## PROBLEM TO SOLVE
Print the listing from its top line through the line containing "var tipTon = [1.8, 0.292]", nothing more, and leave out the pictures.
=== COLLECTED DATA ===
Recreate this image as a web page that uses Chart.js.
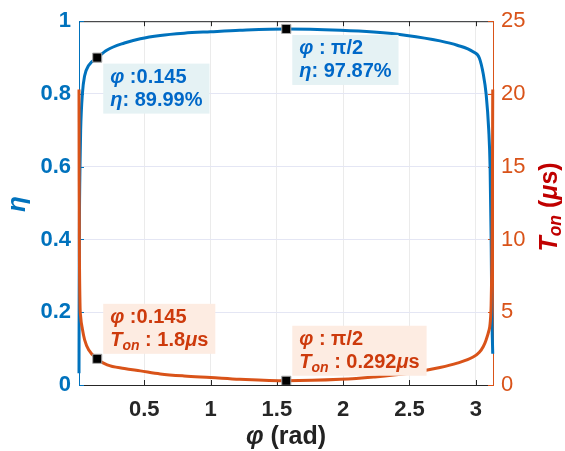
<!DOCTYPE html>
<html>
<head>
<meta charset="utf-8">
<script src="https://cdn.jsdelivr.net/npm/chart.js@4.4.0/dist/chart.umd.min.js"></script>
<style>
    body { margin: 0; background: #fff; }
    #caixa { width: 565px; height: 451px; }
</style>
</head>
<body>
<div id="caixa"><canvas id="grafico"></canvas></div>
<script>

// phi (rad), shared by both curves
var phi = [0.0075, 0.0085, 0.01, 0.015, 0.02, 0.033, 0.05, 0.08, 0.145, 0.22, 0.35, 0.47, 0.62, 0.8, 1.0, 1.22, 1.5708,
    1.98, 2.23, 2.48, 2.73, 2.86, 2.98, 3.027, 3.057, 3.078, 3.098, 3.108, 3.116, 3.121, 3.125, 3.128]
// eficiencia (eixo esquerdo)
var eta = [0.032, 0.2, 0.4, 0.6, 0.7, 0.8, 0.85, 0.878, 0.8999, 0.921, 0.940, 0.952, 0.961, 0.967, 0.971, 0.975, 0.9787,
    0.975, 0.970, 0.961, 0.946, 0.934, 0.916, 0.899, 0.854, 0.80, 0.70, 0.60, 0.40, 0.20, 0.13, 0.086]
// T_on em us (eixo direito)
var ton = [20.3, 14, 10, 5.6, 4.7, 3.85, 3.1, 2.42, 1.8, 1.38, 1.13, 0.97, 0.76, 0.62, 0.52, 0.40, 0.292,
    0.39, 0.55, 0.79, 1.2, 1.5, 1.92, 2.25, 2.65, 3.1, 3.7, 4.2, 5.5, 8, 12, 20.3]

// data tips
var tipPhi = [0.145, 1.5708]
var tipPhiTexto = [':0.145', ': π/2']
var tipEta = [0.8999, 0.9787]
var tipTon = [1.8, 0.292]

// ticks
var xTicks = [0.5, 1, 1.5, 2, 2.5, 3]
var etaTicks = [0, 0.2, 0.4, 0.6, 0.8, 1]
var tonTicks = [0, 5, 10, 15, 20, 25]

var AZUL = '#0072BD'
var LARANJA = '#D95319'
var FAMILIA = '"Liberation Sans", Arial, sans-serif'

Chart.defaults.font.family = FAMILIA

function fonte(estilo, tam) {
    return (estilo.indexOf('i') >= 0 ? 'italic ' : '') + (estilo.indexOf('b') >= 0 ? 'bold ' : '') + tam + 'px ' + FAMILIA
}

function larguraRica(ctx, partes, tam) {
    var w = 0
    partes.forEach(function (p) {
        ctx.font = fonte(p[1], p[1].indexOf('s') >= 0 ? tam * 0.7 : tam)
        w += ctx.measureText(p[0]).width
    })
    return w
}

function textoRico(ctx, partes, x, y, tam) {
    ctx.textBaseline = 'middle'
    ctx.textAlign = 'left'
    partes.forEach(function (p) {
        var sub = p[1].indexOf('s') >= 0
        ctx.font = fonte(p[1], sub ? tam * 0.7 : tam)
        ctx.fillText(p[0], x, sub ? y + tam * 0.25 : y)
        x += ctx.measureText(p[0]).width
    })
}

function pontos(ys) {
    return phi.map(function (p, i) { return { x: p, y: ys[i] } })
}

function pontosDica(ys) {
    return tipPhi.map(function (p, i) { return { x: p, y: ys[i] } })
}

var dicas = [
    { eixo: 'yL', valores: tipEta, cor: '#0068C8', fundo: '#e5f2f4', acima: false,
      linha2: function (i) { return [['η', 'bi'], [': ' + (tipEta[i] * 100).toFixed(2) + '%', 'b']] } },
    { eixo: 'yR', valores: tipTon, cor: '#CD3A0C', fundo: '#fdece2', acima: true,
      linha2: function (i) { return [['T', 'bi'], ['on', 'bis'], [' : ' + tipTon[i], 'b'], ['μ', 'bi'], ['s', 'b']] } }
]

var moldura = {
    id: 'moldura',
    beforeDatasetsDraw: function (chart) {
        var ctx = chart.ctx, a = chart.chartArea, s = chart.scales
        ctx.save()
        ctx.lineWidth = 1
        ctx.strokeStyle = '#262626'
        ctx.beginPath()
        ctx.moveTo(a.left, a.top + 0.5)
        ctx.lineTo(a.right, a.top + 0.5)
        xTicks.forEach(function (v) {
            var px = Math.round(s.x.getPixelForValue(v)) + 0.5
            ctx.moveTo(px, a.bottom)
            ctx.lineTo(px, a.bottom - 5)
            ctx.moveTo(px, a.top)
            ctx.lineTo(px, a.top + 5)
        })
        ctx.stroke()
        ctx.strokeStyle = AZUL
        ctx.beginPath()
        etaTicks.forEach(function (v) {
            var py = Math.round(s.yL.getPixelForValue(v)) + 0.5
            ctx.moveTo(a.left, py)
            ctx.lineTo(a.left + 5, py)
        })
        ctx.stroke()
        ctx.strokeStyle = LARANJA
        ctx.beginPath()
        tonTicks.forEach(function (v) {
            var py = Math.round(s.yR.getPixelForValue(v)) + 0.5
            ctx.moveTo(a.right, py)
            ctx.lineTo(a.right - 5, py)
        })
        ctx.stroke()
        ctx.restore()
    },
    afterDatasetsDraw: function (chart) {
        var ctx = chart.ctx, s = chart.scales
        ctx.save()
        dicas.forEach(function (d) {
            tipPhi.forEach(function (p, i) {
                var px = s.x.getPixelForValue(p)
                var py = s[d.eixo].getPixelForValue(d.valores[i])
                var l1 = [['φ', 'bi'], [' ' + tipPhiTexto[i], 'b']]
                var l2 = d.linha2(i)
                var w = Math.max(larguraRica(ctx, l1, 20), larguraRica(ctx, l2, 20)) + 14
                var h = 50
                var bx = px + 6
                var by = d.acima ? py - 5 - h : py + 6
                ctx.fillStyle = d.fundo
                ctx.fillRect(bx, by, w, h)
                ctx.fillStyle = d.cor
                textoRico(ctx, l1, bx + 7, by + 14, 20)
                textoRico(ctx, l2, bx + 7, by + 37, 20)
            })
        })
        ctx.restore()
    },
    afterDraw: function (chart) {
        var ctx = chart.ctx, a = chart.chartArea
        ctx.save()
        // titulo x
        ctx.fillStyle = '#222'
        var tx = [['φ', 'bi'], [' (rad)', 'b']]
        textoRico(ctx, tx, (a.left + a.right) / 2 - larguraRica(ctx, tx, 25) / 2, 437, 25)
        // titulo esquerdo
        var te = [['η', 'bi']]
        ctx.save()
        ctx.translate(18, 204)
        ctx.rotate(-Math.PI / 2)
        ctx.fillStyle = AZUL
        textoRico(ctx, te, -larguraRica(ctx, te, 26) / 2, 0, 26)
        ctx.restore()
        // titulo direito
        var td = [['T', 'bi'], ['on', 'bis'], [' (', 'b'], ['μ', 'bi'], ['s)', 'b']]
        ctx.save()
        ctx.translate(550, 207)
        ctx.rotate(-Math.PI / 2)
        ctx.fillStyle = '#C00000'
        textoRico(ctx, td, -larguraRica(ctx, td, 25) / 2, 0, 25)
        ctx.restore()
        ctx.restore()
    }
}

var ctx = document.getElementById('grafico').getContext('2d')
var meuGrafico = new Chart(ctx, {
    type: 'line',
    data: {
        datasets: [{
            label: 'tip eta',
            data: pontosDica(tipEta),
            yAxisID: 'yL',
            showLine: false,
            pointStyle: 'rect',
            pointRadius: 6.4,
            pointBackgroundColor: '#000',
            pointBorderColor: '#a8a8a8',
            pointBorderWidth: 1
        }, {
            label: 'tip ton',
            data: pontosDica(tipTon),
            yAxisID: 'yR',
            showLine: false,
            pointStyle: 'rect',
            pointRadius: 6.4,
            pointBackgroundColor: '#000',
            pointBorderColor: '#a8a8a8',
            pointBorderWidth: 1
        }, {
            label: 'Ton',
            data: pontos(ton),
            yAxisID: 'yR',
            borderColor: LARANJA,
            borderWidth: 3,
            pointRadius: 0,
            cubicInterpolationMode: 'monotone',
            clip: false
        }, {
            label: 'eta',
            data: pontos(eta),
            yAxisID: 'yL',
            borderColor: AZUL,
            borderWidth: 3,
            pointRadius: 0,
            cubicInterpolationMode: 'monotone',
            clip: false
        }]
    },
    options: {
        responsive: true,
        maintainAspectRatio: false,
        animation: false,
        layout: { padding: { top: 16 } },
        plugins: { legend: { display: false }, tooltip: { enabled: false } },
        scales: {
            x: {
                type: 'linear',
                position: 'bottom',
                min: 0.0075,
                max: 3.13,
                afterBuildTicks: function (s) { s.ticks = xTicks.map(function (v) { return { value: v } }) },
                afterFit: function (s) { s.height = 66 },
                grid: { color: '#ebebeb', drawTicks: false },
                border: { color: '#262626' },
                ticks: { color: '#262626', padding: 12, maxRotation: 0, font: { size: 22, weight: 'bold' },
                    callback: function (v) { return String(v) } }
            },
            yL: {
                type: 'linear',
                position: 'left',
                min: 0,
                max: 1,
                afterBuildTicks: function (s) { s.ticks = etaTicks.map(function (v) { return { value: v } }) },
                afterFit: function (s) { s.width = 79 },
                grid: { color: '#e4e6f4', drawTicks: false },
                border: { color: AZUL },
                ticks: { color: AZUL, padding: 8, font: { size: 22, weight: 'bold' },
                    callback: function (v) { return String(v) } }
            },
            yR: {
                type: 'linear',
                position: 'right',
                min: 0,
                max: 25,
                afterBuildTicks: function (s) { s.ticks = tonTicks.map(function (v) { return { value: v } }) },
                afterFit: function (s) { s.width = 72 },
                grid: { display: false, drawTicks: false },
                border: { color: LARANJA },
                ticks: { color: LARANJA, padding: 8, font: { size: 22 },
                    callback: function (v) { return String(v) } }
            }
        }
    },
    plugins: [moldura]
});

</script>
</body>
</html>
===
## SOLUTION TO THE PROBLEM
Recreate this image as a web page that uses Chart.js.
<!DOCTYPE html>
<html>
<head>
<meta charset="utf-8">
<script src="https://cdn.jsdelivr.net/npm/chart.js@4.4.0/dist/chart.umd.min.js"></script>
<style>
    body { margin: 0; background: #fff; }
    #caixa { width: 565px; height: 451px; }
</style>
</head>
<body>
<div id="caixa"><canvas id="grafico"></canvas></div>
<script>

// phi (rad), shared by both curves
var phi = [0.0075, 0.0085, 0.01, 0.015, 0.02, 0.033, 0.05, 0.08, 0.145, 0.22, 0.35, 0.47, 0.62, 0.8, 1.0, 1.22, 1.5708,
    1.98, 2.23, 2.48, 2.73, 2.86, 2.98, 3.027, 3.057, 3.078, 3.098, 3.108, 3.116, 3.121, 3.125, 3.128]
// eficiencia (eixo esquerdo)
var eta = [0.032, 0.2, 0.4, 0.6, 0.7, 0.8, 0.85, 0.878, 0.8999, 0.921, 0.940, 0.952, 0.961, 0.967, 0.971, 0.975, 0.9787,
    0.975, 0.970, 0.961, 0.946, 0.934, 0.916, 0.899, 0.854, 0.80, 0.70, 0.60, 0.40, 0.20, 0.13, 0.086]
// T_on em us (eixo direito)
var ton = [20.3, 14, 10, 5.6, 4.7, 3.85, 3.1, 2.42, 1.8, 1.38, 1.13, 0.97, 0.76, 0.62, 0.52, 0.40, 0.292,
    0.39, 0.55, 0.79, 1.2, 1.5, 1.92, 2.25, 2.65, 3.1, 3.7, 4.2, 5.5, 8, 12, 20.3]

// data tips
var tipPhi = [0.145, 1.5708]
var tipPhiTexto = [':0.145', ': π/2']
var tipEta = [0.8999, 0.9787]
var tipTon = [1.8, 0.292]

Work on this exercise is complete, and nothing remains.